In 2008, then-Senator Barack Obama famously used social media to build a loyal following of young voters who helped him win the presidency. In 2012, it looks like big data — capturing, processing and analyzing that social media activity, and more — will be a driving force behind the president’s re-election campaign. To that end, President Obama’s data team is taking to the streets to find data scientists and analytics engineers, including at an event Tuesday afternoon at Stanford.

If you look at the numbers, it’s easy to see why President Obama is putting his campaign dollars behind a big data team. As I explained in 2009, Obama’s team did a lot of work around social media to build a large base of supporters, and then undertook an extensive data-integration effort to corral all its data into a single source. By doing this, it was able to, for example, match voter registration information with online information to better personalize the campaign experience for voters. When all was said and done, the Obama for America campaign had amassed more than 13 million email addresses and 5 million online friends, among various other datasets.

Obama for America’s data architect Luke Peterson told me then that the campaign “used data mining and integration to figure out ‘who the cream was on our barrel,’ on whom it should unleash its hordes of volunteers.” He said the campaign’s data-mining effort was its single biggest technology-derived success.

But the data landscape for 2012 is much different. On Twitter alone, President Obama has surpassed the 10-million-follower mark, and more than 23 million people “Like” his Facebook profile. That’s on top of the various other information sources that campaigns typically use, so there’s lots of opportunity for the President’s data team to mine social data alongside traditional data sources to determine where to campaign and how to do it most effectively.

Those large follower counts are why social media data could be such a game-changer for Obama 2012; their sheer scale is unrivaled. The President has essentially built himself a giant focus group that can be sorted, with relative accuracy, by age, geography and other relevant demographic factors. By way of comparison, Mitt Romney has about 93,000 Twitter followers, and Rick Perry — who utilized data very effectively in his last Texas gubernatorial campaign — has about 88,000 followers.

I recently spoke with someone familiar with the analytics efforts of political campaigns, who explained to me just how important analytics have become since the Clinton re-election campaign in 1996. Essentially, he said, Clinton brought about the idea of focusing on swing voters instead of expending resources trying to reach the entire voting base, many of whom were already locked in to one candidate or another. Spearheaded by Karl Rove, the George W. Bush campaigns took targeted campaigning to another level by focusing on swing voters it actually could swing (i.e., non-voting Republicans).

The Bush team, the expert explained, showed how to meld information from voter-registration lists, polls, and sources such as Experian and Axciom to figure out even more about who to target. Voters earning $200,000 a year and driving large SUVs or luxury cars, for example, might not be as receptive to campaign literature about gas prices as would cash-strapped voters driving 15-year-old cars. It’s all about targeting the right groups with the right messages, which requires data experts.
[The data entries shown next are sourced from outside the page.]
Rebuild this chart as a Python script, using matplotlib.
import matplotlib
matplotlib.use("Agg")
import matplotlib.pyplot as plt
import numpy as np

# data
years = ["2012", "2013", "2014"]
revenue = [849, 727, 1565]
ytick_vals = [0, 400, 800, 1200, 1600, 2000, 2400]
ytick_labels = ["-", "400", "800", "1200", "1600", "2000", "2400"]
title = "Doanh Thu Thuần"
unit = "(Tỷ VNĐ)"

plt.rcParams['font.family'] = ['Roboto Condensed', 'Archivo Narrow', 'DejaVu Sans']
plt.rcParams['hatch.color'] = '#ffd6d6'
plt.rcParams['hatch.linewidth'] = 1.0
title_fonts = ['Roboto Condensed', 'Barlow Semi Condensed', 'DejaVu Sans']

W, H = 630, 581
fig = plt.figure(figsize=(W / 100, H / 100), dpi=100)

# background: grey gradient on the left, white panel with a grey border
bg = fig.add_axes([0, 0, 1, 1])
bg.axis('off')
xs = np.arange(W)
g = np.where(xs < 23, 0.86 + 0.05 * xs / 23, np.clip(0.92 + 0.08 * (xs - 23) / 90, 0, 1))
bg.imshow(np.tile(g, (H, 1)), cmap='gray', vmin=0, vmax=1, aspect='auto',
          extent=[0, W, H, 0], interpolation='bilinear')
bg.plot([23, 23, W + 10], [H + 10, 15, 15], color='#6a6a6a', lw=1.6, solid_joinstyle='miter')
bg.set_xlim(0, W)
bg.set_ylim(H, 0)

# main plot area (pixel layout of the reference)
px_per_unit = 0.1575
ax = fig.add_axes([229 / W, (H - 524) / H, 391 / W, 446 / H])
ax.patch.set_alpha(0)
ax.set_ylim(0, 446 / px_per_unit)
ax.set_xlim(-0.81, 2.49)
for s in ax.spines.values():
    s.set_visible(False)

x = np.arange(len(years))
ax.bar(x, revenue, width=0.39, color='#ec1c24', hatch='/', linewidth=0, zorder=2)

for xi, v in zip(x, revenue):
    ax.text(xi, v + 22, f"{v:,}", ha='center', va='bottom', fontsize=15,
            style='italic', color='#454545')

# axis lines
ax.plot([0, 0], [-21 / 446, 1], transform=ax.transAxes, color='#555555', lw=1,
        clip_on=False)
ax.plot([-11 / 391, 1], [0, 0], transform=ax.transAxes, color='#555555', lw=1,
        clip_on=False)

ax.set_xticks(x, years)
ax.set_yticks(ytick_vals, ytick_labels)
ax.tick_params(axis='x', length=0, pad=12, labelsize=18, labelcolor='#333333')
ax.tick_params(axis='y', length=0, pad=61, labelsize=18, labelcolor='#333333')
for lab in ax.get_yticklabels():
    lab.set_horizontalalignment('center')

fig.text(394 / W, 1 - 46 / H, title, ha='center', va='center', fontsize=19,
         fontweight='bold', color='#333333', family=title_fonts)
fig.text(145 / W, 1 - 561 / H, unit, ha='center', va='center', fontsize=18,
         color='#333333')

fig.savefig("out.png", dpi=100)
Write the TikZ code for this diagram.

Going forward, I expect all campaigns will have to place greater significance on social media, because it offers the potential to do unprecedented things around personalization and message-targeting. Imagine, for example, attributing a greater weight to a particular poll response because of that person’s demographics, social network or Klout score. Or using a real-time advertising service like 33Across to intelligently place ads based on where certain sects of a candidate’s social graph are likely to visit, instead of just buying banners on certain high-traffic sites or relying on Google (s goog) AdWords.
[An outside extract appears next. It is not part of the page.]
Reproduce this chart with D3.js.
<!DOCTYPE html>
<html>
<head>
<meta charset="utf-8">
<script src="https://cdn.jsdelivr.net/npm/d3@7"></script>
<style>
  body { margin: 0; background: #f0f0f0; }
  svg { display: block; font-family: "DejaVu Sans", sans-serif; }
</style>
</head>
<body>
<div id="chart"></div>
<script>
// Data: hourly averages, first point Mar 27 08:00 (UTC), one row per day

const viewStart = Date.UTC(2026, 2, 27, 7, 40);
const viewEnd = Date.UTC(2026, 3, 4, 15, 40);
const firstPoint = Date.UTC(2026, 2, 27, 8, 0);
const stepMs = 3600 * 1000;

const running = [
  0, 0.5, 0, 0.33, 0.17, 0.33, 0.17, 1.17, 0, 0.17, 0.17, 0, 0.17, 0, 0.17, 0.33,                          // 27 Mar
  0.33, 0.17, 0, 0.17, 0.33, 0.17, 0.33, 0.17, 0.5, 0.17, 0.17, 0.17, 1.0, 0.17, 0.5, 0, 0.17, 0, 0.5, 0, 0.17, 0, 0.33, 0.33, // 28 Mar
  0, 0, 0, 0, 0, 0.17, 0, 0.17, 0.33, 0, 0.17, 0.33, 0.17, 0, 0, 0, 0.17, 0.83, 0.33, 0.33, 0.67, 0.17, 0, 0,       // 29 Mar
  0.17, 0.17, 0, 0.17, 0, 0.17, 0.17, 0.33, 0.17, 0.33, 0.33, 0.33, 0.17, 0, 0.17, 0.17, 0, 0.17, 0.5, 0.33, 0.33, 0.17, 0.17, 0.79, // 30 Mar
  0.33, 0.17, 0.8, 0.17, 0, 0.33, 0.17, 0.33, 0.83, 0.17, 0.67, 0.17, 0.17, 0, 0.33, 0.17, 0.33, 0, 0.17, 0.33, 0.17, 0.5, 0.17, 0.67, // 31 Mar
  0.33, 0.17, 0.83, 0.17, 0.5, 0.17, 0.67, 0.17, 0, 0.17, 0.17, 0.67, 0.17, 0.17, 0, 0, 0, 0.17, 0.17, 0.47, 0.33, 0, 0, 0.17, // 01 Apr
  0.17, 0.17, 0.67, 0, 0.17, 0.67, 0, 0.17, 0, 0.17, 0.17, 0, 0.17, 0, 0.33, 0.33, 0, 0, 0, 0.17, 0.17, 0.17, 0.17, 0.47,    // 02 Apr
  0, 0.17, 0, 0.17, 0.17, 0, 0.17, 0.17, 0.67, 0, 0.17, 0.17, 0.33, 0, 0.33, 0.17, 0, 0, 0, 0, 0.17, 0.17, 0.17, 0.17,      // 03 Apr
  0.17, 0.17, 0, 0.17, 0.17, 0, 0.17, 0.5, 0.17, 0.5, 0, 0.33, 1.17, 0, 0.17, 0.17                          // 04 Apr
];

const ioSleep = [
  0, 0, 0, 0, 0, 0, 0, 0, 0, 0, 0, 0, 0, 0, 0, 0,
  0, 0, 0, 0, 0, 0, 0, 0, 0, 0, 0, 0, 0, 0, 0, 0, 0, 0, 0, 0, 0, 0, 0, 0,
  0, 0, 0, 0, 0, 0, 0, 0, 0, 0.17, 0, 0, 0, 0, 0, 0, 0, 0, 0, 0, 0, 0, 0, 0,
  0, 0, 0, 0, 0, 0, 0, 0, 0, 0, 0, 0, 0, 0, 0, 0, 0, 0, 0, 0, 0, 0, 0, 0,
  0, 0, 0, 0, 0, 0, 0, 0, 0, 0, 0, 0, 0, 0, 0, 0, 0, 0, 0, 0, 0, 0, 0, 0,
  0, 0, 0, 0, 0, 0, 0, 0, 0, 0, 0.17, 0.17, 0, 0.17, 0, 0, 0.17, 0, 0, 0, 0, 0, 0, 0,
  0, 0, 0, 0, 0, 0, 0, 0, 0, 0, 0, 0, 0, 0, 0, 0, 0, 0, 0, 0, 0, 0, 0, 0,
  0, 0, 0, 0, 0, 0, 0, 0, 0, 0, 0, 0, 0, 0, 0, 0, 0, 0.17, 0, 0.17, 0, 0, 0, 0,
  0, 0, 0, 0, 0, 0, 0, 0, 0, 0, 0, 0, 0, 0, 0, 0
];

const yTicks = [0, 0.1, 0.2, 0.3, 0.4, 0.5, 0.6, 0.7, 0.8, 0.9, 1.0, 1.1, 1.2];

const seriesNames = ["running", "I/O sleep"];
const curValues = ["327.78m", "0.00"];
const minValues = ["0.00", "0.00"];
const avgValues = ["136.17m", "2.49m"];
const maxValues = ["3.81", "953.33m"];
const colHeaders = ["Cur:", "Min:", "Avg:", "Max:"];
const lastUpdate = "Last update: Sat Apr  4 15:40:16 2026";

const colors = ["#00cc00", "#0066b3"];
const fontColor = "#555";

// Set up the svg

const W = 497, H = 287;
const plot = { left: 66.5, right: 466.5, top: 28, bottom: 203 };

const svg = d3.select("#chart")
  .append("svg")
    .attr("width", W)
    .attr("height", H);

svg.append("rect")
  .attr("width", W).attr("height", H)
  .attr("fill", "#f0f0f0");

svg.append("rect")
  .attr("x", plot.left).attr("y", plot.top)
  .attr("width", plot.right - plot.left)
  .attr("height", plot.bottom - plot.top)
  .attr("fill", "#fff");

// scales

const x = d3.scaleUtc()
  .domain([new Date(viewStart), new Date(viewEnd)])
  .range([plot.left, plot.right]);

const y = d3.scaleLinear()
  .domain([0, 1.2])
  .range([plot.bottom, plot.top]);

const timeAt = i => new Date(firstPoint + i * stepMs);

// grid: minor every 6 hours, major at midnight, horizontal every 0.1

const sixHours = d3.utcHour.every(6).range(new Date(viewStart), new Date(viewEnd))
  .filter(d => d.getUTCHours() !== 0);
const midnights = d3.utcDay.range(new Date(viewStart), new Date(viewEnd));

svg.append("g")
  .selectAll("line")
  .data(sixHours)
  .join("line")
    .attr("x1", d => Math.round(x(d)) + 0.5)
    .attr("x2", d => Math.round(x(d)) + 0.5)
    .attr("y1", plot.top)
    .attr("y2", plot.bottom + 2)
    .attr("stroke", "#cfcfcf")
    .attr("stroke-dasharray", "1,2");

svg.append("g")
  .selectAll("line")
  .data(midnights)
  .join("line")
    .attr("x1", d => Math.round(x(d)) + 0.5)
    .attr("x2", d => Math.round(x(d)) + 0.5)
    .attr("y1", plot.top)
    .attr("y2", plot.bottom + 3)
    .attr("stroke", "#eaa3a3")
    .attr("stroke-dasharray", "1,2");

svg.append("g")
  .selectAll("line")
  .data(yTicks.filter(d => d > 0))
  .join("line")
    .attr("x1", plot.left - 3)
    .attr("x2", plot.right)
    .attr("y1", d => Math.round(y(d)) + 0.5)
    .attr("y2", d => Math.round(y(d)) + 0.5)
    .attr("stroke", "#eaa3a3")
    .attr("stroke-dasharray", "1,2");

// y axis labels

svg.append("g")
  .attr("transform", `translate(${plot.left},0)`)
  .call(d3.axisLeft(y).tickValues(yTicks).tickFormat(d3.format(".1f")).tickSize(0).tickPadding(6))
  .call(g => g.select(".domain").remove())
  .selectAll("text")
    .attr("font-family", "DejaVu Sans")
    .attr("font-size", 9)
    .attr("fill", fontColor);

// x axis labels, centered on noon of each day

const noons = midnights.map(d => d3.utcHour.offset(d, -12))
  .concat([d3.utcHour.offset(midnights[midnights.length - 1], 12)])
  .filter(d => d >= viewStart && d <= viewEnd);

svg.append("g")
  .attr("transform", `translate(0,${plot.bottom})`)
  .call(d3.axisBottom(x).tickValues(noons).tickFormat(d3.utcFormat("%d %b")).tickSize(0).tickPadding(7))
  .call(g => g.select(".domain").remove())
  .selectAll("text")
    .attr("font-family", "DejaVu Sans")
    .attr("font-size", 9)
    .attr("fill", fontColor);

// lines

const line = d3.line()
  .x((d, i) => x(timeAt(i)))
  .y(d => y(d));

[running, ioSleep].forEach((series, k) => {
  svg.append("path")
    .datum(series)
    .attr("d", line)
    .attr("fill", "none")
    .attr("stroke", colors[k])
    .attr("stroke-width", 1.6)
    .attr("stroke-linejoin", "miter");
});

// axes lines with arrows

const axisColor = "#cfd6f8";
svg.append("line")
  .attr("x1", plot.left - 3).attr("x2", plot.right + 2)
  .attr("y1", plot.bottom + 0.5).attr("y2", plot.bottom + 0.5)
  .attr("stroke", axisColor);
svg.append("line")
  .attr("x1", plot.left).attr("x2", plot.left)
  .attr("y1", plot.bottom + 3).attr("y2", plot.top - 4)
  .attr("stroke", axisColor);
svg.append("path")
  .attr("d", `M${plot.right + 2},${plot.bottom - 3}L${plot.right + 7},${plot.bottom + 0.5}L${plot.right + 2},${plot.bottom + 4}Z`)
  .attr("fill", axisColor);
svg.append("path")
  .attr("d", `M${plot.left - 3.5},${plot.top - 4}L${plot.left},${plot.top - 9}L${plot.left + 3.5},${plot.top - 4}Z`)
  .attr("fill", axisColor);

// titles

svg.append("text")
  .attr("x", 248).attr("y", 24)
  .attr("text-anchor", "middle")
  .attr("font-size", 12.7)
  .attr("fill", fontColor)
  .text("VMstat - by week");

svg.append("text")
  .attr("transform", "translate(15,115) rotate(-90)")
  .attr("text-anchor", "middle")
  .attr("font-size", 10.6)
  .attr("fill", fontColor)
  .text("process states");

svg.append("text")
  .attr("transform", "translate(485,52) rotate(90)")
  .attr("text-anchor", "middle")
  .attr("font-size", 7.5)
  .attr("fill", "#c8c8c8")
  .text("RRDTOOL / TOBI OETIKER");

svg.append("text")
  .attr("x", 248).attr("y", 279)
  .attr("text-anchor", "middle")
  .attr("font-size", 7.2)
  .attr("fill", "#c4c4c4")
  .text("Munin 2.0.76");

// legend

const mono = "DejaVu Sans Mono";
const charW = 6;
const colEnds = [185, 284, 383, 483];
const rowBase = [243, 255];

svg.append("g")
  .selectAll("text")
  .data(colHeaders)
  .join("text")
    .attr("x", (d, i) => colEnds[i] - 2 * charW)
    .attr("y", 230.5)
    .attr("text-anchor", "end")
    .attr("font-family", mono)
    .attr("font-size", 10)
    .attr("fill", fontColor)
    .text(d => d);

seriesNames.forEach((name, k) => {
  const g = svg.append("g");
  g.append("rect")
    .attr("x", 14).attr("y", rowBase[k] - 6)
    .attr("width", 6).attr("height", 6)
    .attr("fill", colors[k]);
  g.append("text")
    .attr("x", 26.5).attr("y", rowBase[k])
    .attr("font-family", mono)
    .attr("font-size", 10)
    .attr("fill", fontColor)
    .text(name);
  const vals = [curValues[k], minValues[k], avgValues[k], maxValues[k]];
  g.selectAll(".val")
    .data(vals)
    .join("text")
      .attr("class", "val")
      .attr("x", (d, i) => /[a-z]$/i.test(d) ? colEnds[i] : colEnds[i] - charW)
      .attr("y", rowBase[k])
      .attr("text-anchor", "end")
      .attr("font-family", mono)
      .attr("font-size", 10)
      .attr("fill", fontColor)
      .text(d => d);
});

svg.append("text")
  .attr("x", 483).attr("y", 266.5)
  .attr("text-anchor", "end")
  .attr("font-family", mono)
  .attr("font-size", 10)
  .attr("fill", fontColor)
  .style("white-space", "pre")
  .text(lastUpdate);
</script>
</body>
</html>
Even with all the data mining, though, campaigns still place a premium on privacy. As my expert explained, nobody’s sitting around sifting through data on an individual basis and intentionally targeting specific individuals. Campaigns are very cognizant of not using or exposing personally identifiable information or otherwise violating individual privacies, and data security is tantamount. After all, a security breach or the exposing unscrupulous data practices could spell doom for a campaign.